Peux-tu nous rappeler un peu les origines du tango ? Selon toi, le tango est-il aujourd’hui présent dans toutes les couches de la société argentine, ou reste-t-il surtout concentré à Buenos Aires ?
Le tango est né de la rencontre des migrants et de la mixité culturelle à Buenos Aires, dans les quartiers populaires et les rues. Il était rythmé par des milongas et influencé par des instruments aujourd'hui disparus. Au fil du temps, le tango a évolué, notamment avec l'intégration du lunfardo, un argot de rue. À ses débuts il était mal perçu par la bourgeoisie, étant associé aux bas-fonds et aux maisons closes, où les hommes dansaient entre eux avant d'inviter des femmes. Au début du XXe siècle l’orchestre tango s'est transformé. Le tango s’est exporté en France, ce qui a permis de crée une réelle connexion entre les deux pays, ça a beaucoup contribué à l'acceptation du tango par la bourgeoisie argentine. Aujourd’hui, bien que largement démocratisé, le tango reste très ancré dans certaines communautés passionnées.

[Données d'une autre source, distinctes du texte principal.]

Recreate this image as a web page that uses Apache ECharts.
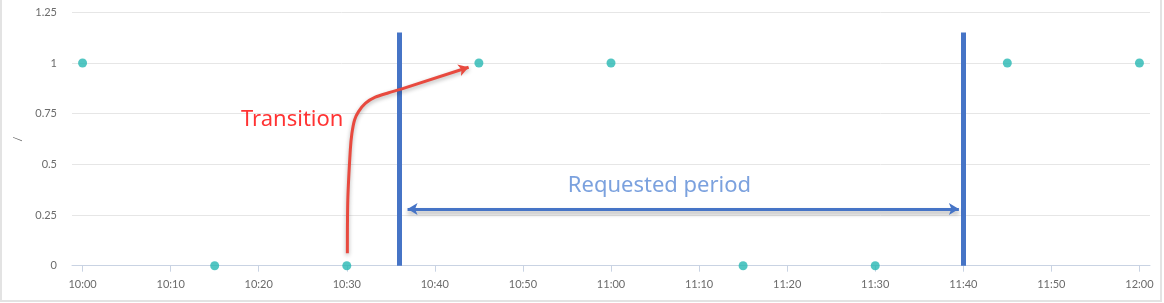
<!DOCTYPE html>
<html>
<head>
<meta charset="utf-8">
<script src="https://cdn.jsdelivr.net/npm/echarts@6/dist/echarts.min.js"></script>
<style>
  html, body { margin: 0; padding: 0; background: #fff; }
  #chart { position: absolute; left: 0; top: 0; width: 1164px; height: 303px; }
  #frame { position: absolute; left: 0; top: -2px; width: 1158px; height: 300px; border: 2px solid #e3e3e3; pointer-events: none; }
</style>
</head>
<body>
<div id="chart"></div>
<div id="frame"></div>
<script>
// ---- data ----
const xTickLabels = ['10:00','10:10','10:20','10:30','10:40','10:50','11:00','11:10','11:20','11:30','11:40','11:50','12:00'];
const yTickValues = [0, 0.25, 0.5, 0.75, 1, 1.25];
const times  = ['10:00','10:15','10:30','10:45','11:00','11:15','11:30','11:45','12:00'];
const values = [1, 0, 0, 1, 1, 0, 0, 1, 1];

const periodBounds = ['10:36', '11:40'];
const periodTop = 1.15;
const periodArrowFrom = '10:36:54';
const periodArrowTo = '11:39:30';
const periodArrowY = 0.28;
const periodLabel = 'Requested period';
const periodLabelAt = ['11:05:30', 0.395];

const transitionTimes  = ['10:30:04','10:30:07','10:30:24','10:30:35','10:30:53','10:31:20','10:32:06','10:33:14','10:34:45','10:36:05'];
const transitionValues = [0.061, 0.324, 0.571, 0.653, 0.719, 0.760, 0.801, 0.831, 0.853, 0.870];
const transitionTip = ['10:43:50', 0.979];
const transitionLabel = 'Transition';
const transitionLabelAt = ['10:23:48', 0.72];

// ---- helpers ----
function toMin(s) {
  const p = s.split(':').map(Number);
  return (p[0] - 10) * 60 + p[1] + (p[2] || 0) / 60;
}
const tickMins = xTickLabels.map(toMin);
const span = tickMins[tickMins.length - 1] - tickMins[0];

const blue = '#4674c6';
const red = '#e84a3f';
const shadowRed = { shadowBlur: 4, shadowColor: 'rgba(0,0,0,0.3)', shadowOffsetY: 2 };

const chart = echarts.init(document.getElementById('chart'));
chart.setOption({
  animation: false,
  grid: { left: 72, right: 14, top: 12.3, bottom: 37.3 },
  xAxis: {
    type: 'value',
    min: tickMins[0] - span * 0.01,
    max: tickMins[tickMins.length - 1] + span * 0.01,
    axisLine: { lineStyle: { color: '#c9d3e3', width: 1 } },
    axisTick: { show: true, length: 6, customValues: tickMins, lineStyle: { color: '#c9d3e3' } },
    axisLabel: {
      customValues: tickMins,
      formatter: v => xTickLabels[tickMins.findIndex(t => Math.abs(t - v) < 1e-6)] || '',
      color: '#6b6b6b', fontFamily: 'Lato', fontSize: 11, margin: 13
    },
    splitLine: { show: false }
  },
  yAxis: {
    type: 'value',
    min: yTickValues[0], max: yTickValues[yTickValues.length - 1], interval: 0.25,
    name: '/', nameLocation: 'middle', nameRotate: 90, nameGap: 46,
    nameTextStyle: { color: '#666', fontFamily: 'Lato', fontSize: 11 },
    axisLine: { show: false }, axisTick: { show: false },
    axisLabel: { color: '#6b6b6b', fontFamily: 'Lato', fontSize: 11, margin: 15 },
    splitLine: { lineStyle: { color: '#e6e6e6', width: 1 } }
  },
  series: [
    {
      name: 'state', type: 'scatter', symbolSize: 9,
      itemStyle: { color: '#27b8b3' },
      data: times.map((t, i) => [toMin(t), values[i]]),
      z: 3
    },
    {
      name: 'period', type: 'line', data: [], silent: true,
      markLine: {
        silent: true, animation: false,
        label: { show: false },
        data: [
          [ { coord: [toMin(periodBounds[0]), 0], symbol: 'none', lineStyle: { color: blue, width: 5, type: 'solid' } },
            { coord: [toMin(periodBounds[0]), periodTop], symbol: 'none' } ],
          [ { coord: [toMin(periodBounds[1]), 0], symbol: 'none', lineStyle: { color: blue, width: 5, type: 'solid' } },
            { coord: [toMin(periodBounds[1]), periodTop], symbol: 'none' } ],
          [ { coord: [toMin(periodArrowFrom), periodArrowY], symbol: 'arrow', symbolSize: [9, 10],
              lineStyle: { color: blue, width: 3, type: 'solid', shadowBlur: 4, shadowColor: 'rgba(0,0,0,0.35)', shadowOffsetY: 3 } },
            { coord: [toMin(periodArrowTo), periodArrowY], symbol: 'arrow', symbolSize: [9, 10] } ]
        ]
      },
      z: 4
    },
    {
      name: 'transition', type: 'line', smooth: 0.3, symbol: 'none', silent: true,
      lineStyle: Object.assign({ color: red, width: 3 }, shadowRed),
      data: transitionTimes.map((t, i) => [toMin(t), transitionValues[i]]),
      markLine: {
        silent: true, animation: false, label: { show: false },
        data: [
          [ { coord: [toMin(transitionTimes[transitionTimes.length - 1]), transitionValues[transitionValues.length - 1]], symbol: 'none',
              lineStyle: Object.assign({ color: red, width: 3, type: 'solid' }, shadowRed) },
            { coord: [toMin(transitionTip[0]), transitionTip[1]], symbol: 'arrow', symbolSize: [9, 10] } ]
        ]
      },
      z: 5
    },
    {
      name: 'labels', type: 'scatter', symbolSize: 0, silent: true,
      data: [
        { value: [toMin(transitionLabelAt[0]), transitionLabelAt[1]], name: transitionLabel,
          label: { color: '#ff0000' } },
        { value: [toMin(periodLabelAt[0]), periodLabelAt[1]], name: periodLabel,
          label: { color: '#5a8ad6' } }
      ],
      label: { show: true, position: 'inside', formatter: p => p.name, fontFamily: 'Noto Sans', fontSize: 22 },
      z: 6
    }
  ]
});
</script>
</body>
</html>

Le tango a souvent été perçu comme empreint de machisme. Comment la nouvelle génération participe-t-elle à faire évoluer les normes et les rôles traditionnels ?
Il y a un vrai soutien de la communauté tango envers les nouvelles formes d'expression et une remise en question des normes qui ne sont plus acceptées aujourd’hui. Cela permet un renouveau. Le tango queer, par exemple, propose une approche sans rôles de genre fixes : chacun·e peut guider ou suivre, peu importe son identité de genre.
Quels sont les prochains événements ou compétitions auxquels vous allez participer ?
Aujourd'hui on est dans plusieurs compagnies, dont la compagnie Dinzel, qu’on a intégré en 2022, et avec laquelle nous continuons aujourd’hui notre chemin dans le tango. Nous poursuivons aussi sur le plan des compétitions : en mai 2024, nous avons été demi-finalistes du Campeonato de la Ciudad, un festival majeur ici à Buenos Aires, et nous préparons actuellement le Championnat mondial prévu pour la fin août.